What is expected = Reproduce every line of the material below, but drop the pictures.

"""

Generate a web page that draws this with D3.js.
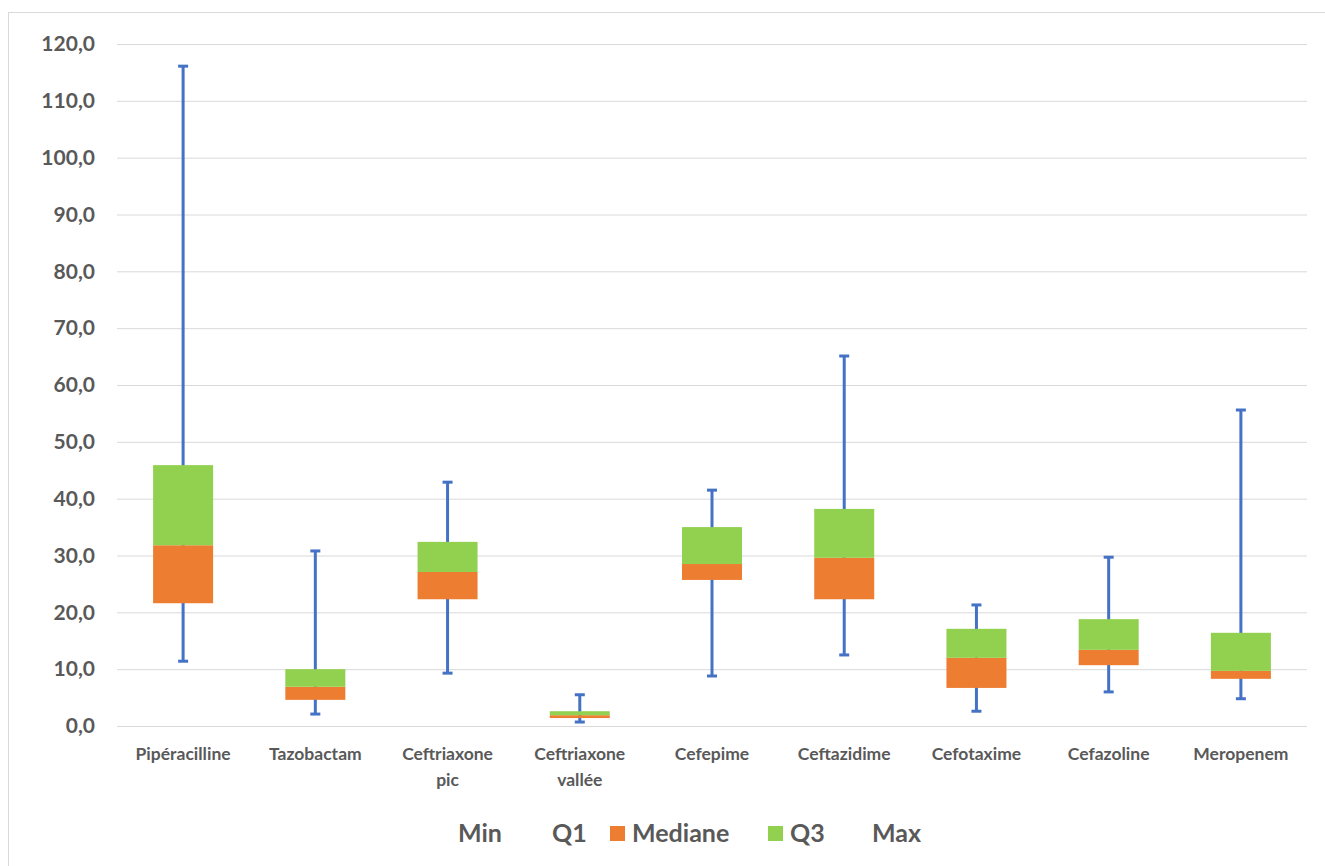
<!DOCTYPE html>
<html><head><meta charset="utf-8">
<script src="https://cdn.jsdelivr.net/npm/d3@7"></script>
<style>body{margin:0;background:#fff;font-family:Lato,sans-serif}</style>
</head><body><svg id="c" width="1325" height="866"></svg>
<script>
const categories = [["Pipéracilline"],["Tazobactam"],["Ceftriaxone","pic"],["Ceftriaxone","vallée"],["Cefepime"],["Ceftazidime"],["Cefotaxime"],["Cefazoline"],["Meropenem"]];
const minV    = [11.4, 2.1, 9.3, 0.7, 8.8, 12.5, 2.6, 6.0, 4.8];
const q1V     = [21.6, 4.6, 22.3, 1.4, 25.7, 22.3, 6.7, 10.7, 8.3];
const medianV = [31.8, 6.9, 27.1, 1.9, 28.5, 29.6, 12.0, 13.4, 9.7];
const q3V     = [45.9, 10.0, 32.4, 2.6, 35.0, 38.2, 17.1, 18.8, 16.4];
const maxV    = [116.1, 30.8, 42.9, 5.5, 41.5, 65.1, 21.3, 29.7, 55.6];
const yTicks  = d3.range(0, 121, 10);

const svg = d3.select("#c");
svg.append("rect").attr("x",8.5).attr("y",12.5).attr("width",1330).attr("height",870)
  .attr("fill","none").attr("stroke","#d9d9d9");

const x = d3.scaleBand().domain(d3.range(9)).range([117,1307]);
const y = d3.scaleLinear().domain([0,120]).range([726,44]);
const grey = "#595959";

const ya = svg.append("g").attr("transform","translate(117,0)")
  .call(d3.axisLeft(y).tickValues(yTicks).tickSize(-1190).tickFormat(d=>d.toFixed(1).replace(".",",")));
ya.select(".domain").remove();
ya.selectAll("line").attr("stroke","#d9d9d9");
ya.selectAll("text").attr("x",-22).attr("fill",grey).attr("font-size",21).attr("font-weight","bold")
  .attr("font-family","Lato,sans-serif");

const cx = i => x(i)+x.bandwidth()/2;
const g = svg.append("g");
d3.range(9).forEach(i=>{
  const c = cx(i), bw = 60;
  g.append("line").attr("x1",c).attr("x2",c).attr("y1",y(minV[i])).attr("y2",y(maxV[i]))
    .attr("stroke","#4472C4").attr("stroke-width",3);
  [minV[i],maxV[i]].forEach(v=>g.append("line").attr("x1",c-5).attr("x2",c+5).attr("y1",y(v)).attr("y2",y(v))
    .attr("stroke","#4472C4").attr("stroke-width",3));
  g.append("rect").attr("x",c-bw/2).attr("width",bw).attr("y",y(medianV[i])).attr("height",y(q1V[i])-y(medianV[i])).attr("fill","#ED7D31");
  g.append("rect").attr("x",c-bw/2).attr("width",bw).attr("y",y(q3V[i])).attr("height",y(medianV[i])-y(q3V[i])).attr("fill","#92D050");
  const t = svg.append("text").attr("x",c).attr("y",760).attr("text-anchor","middle")
    .attr("fill",grey).attr("font-size",17.5).attr("font-weight","bold");
  categories[i].forEach((s,k)=>t.append("tspan").attr("x",c).attr("dy",k?26:0).text(s));
});
svg.append("line").attr("x1",117).attr("x2",1307).attr("y1",726.5).attr("y2",726.5).attr("stroke","#d9d9d9");

const legend = [["Min",458,null],["Q1",552,null],["Mediane",632,"#ED7D31"],["Q3",790,"#92D050"],["Max",872,null]];
legend.forEach(([n,lx,col])=>{
  if(col) svg.append("rect").attr("x",lx-22).attr("y",826).attr("width",15).attr("height",15).attr("fill",col);
  svg.append("text").attr("x",lx).attr("y",842).attr("fill",grey).attr("font-size",25).attr("font-weight","bold").text(n);
});
</script></body></html>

"""

Reply =
Generate a web page that draws this with D3.js.
<!DOCTYPE html>
<html><head><meta charset="utf-8">
<script src="https://cdn.jsdelivr.net/npm/d3@7"></script>
<style>body{margin:0;background:#fff;font-family:Lato,sans-serif}</style>
</head><body><svg id="c" width="1325" height="866"></svg>
<script>
const categories = [["Pipéracilline"],["Tazobactam"],["Ceftriaxone","pic"],["Ceftriaxone","vallée"],["Cefepime"],["Ceftazidime"],["Cefotaxime"],["Cefazoline"],["Meropenem"]];
const minV    = [11.4, 2.1, 9.3, 0.7, 8.8, 12.5, 2.6, 6.0, 4.8];
const q1V     = [21.6, 4.6, 22.3, 1.4, 25.7, 22.3, 6.7, 10.7, 8.3];
const medianV = [31.8, 6.9, 27.1, 1.9, 28.5, 29.6, 12.0, 13.4, 9.7];
const q3V     = [45.9, 10.0, 32.4, 2.6, 35.0, 38.2, 17.1, 18.8, 16.4];
const maxV    = [116.1, 30.8, 42.9, 5.5, 41.5, 65.1, 21.3, 29.7, 55.6];
const yTicks  = d3.range(0, 121, 10);

const svg = d3.select("#c");
svg.append("rect").attr("x",8.5).attr("y",12.5).attr("width",1330).attr("height",870)
  .attr("fill","none").attr("stroke","#d9d9d9");

const x = d3.scaleBand().domain(d3.range(9)).range([117,1307]);
const y = d3.scaleLinear().domain([0,120]).range([726,44]);
const grey = "#595959";

const ya = svg.append("g").attr("transform","translate(117,0)")
  .call(d3.axisLeft(y).tickValues(yTicks).tickSize(-1190).tickFormat(d=>d.toFixed(1).replace(".",",")));
ya.select(".domain").remove();
ya.selectAll("line").attr("stroke","#d9d9d9");
ya.selectAll("text").attr("x",-22).attr("fill",grey).attr("font-size",21).attr("font-weight","bold")
  .attr("font-family","Lato,sans-serif");

const cx = i => x(i)+x.bandwidth()/2;
const g = svg.append("g");
d3.range(9).forEach(i=>{
  const c = cx(i), bw = 60;
  g.append("line").attr("x1",c).attr("x2",c).attr("y1",y(minV[i])).attr("y2",y(maxV[i]))
    .attr("stroke","#4472C4").attr("stroke-width",3);
  [minV[i],maxV[i]].forEach(v=>g.append("line").attr("x1",c-5).attr("x2",c+5).attr("y1",y(v)).attr("y2",y(v))
    .attr("stroke","#4472C4").attr("stroke-width",3));
  g.append("rect").attr("x",c-bw/2).attr("width",bw).attr("y",y(medianV[i])).attr("height",y(q1V[i])-y(medianV[i])).attr("fill","#ED7D31");
  g.append("rect").attr("x",c-bw/2).attr("width",bw).attr("y",y(q3V[i])).attr("height",y(medianV[i])-y(q3V[i])).attr("fill","#92D050");
  const t = svg.append("text").attr("x",c).attr("y",760).attr("text-anchor","middle")
    .attr("fill",grey).attr("font-size",17.5).attr("font-weight","bold");
  categories[i].forEach((s,k)=>t.append("tspan").attr("x",c).attr("dy",k?26:0).text(s));
});
svg.append("line").attr("x1",117).attr("x2",1307).attr("y1",726.5).attr("y2",726.5).attr("stroke","#d9d9d9");

const legend = [["Min",458,null],["Q1",552,null],["Mediane",632,"#ED7D31"],["Q3",790,"#92D050"],["Max",872,null]];
legend.forEach(([n,lx,col])=>{
  if(col) svg.append("rect").attr("x",lx-22).attr("y",826).attr("width",15).attr("height",15).attr("fill",col);
  svg.append("text").attr("x",lx).attr("y",842).attr("fill",grey).attr("font-size",25).attr("font-weight","bold").text(n);
});
</script></body></html>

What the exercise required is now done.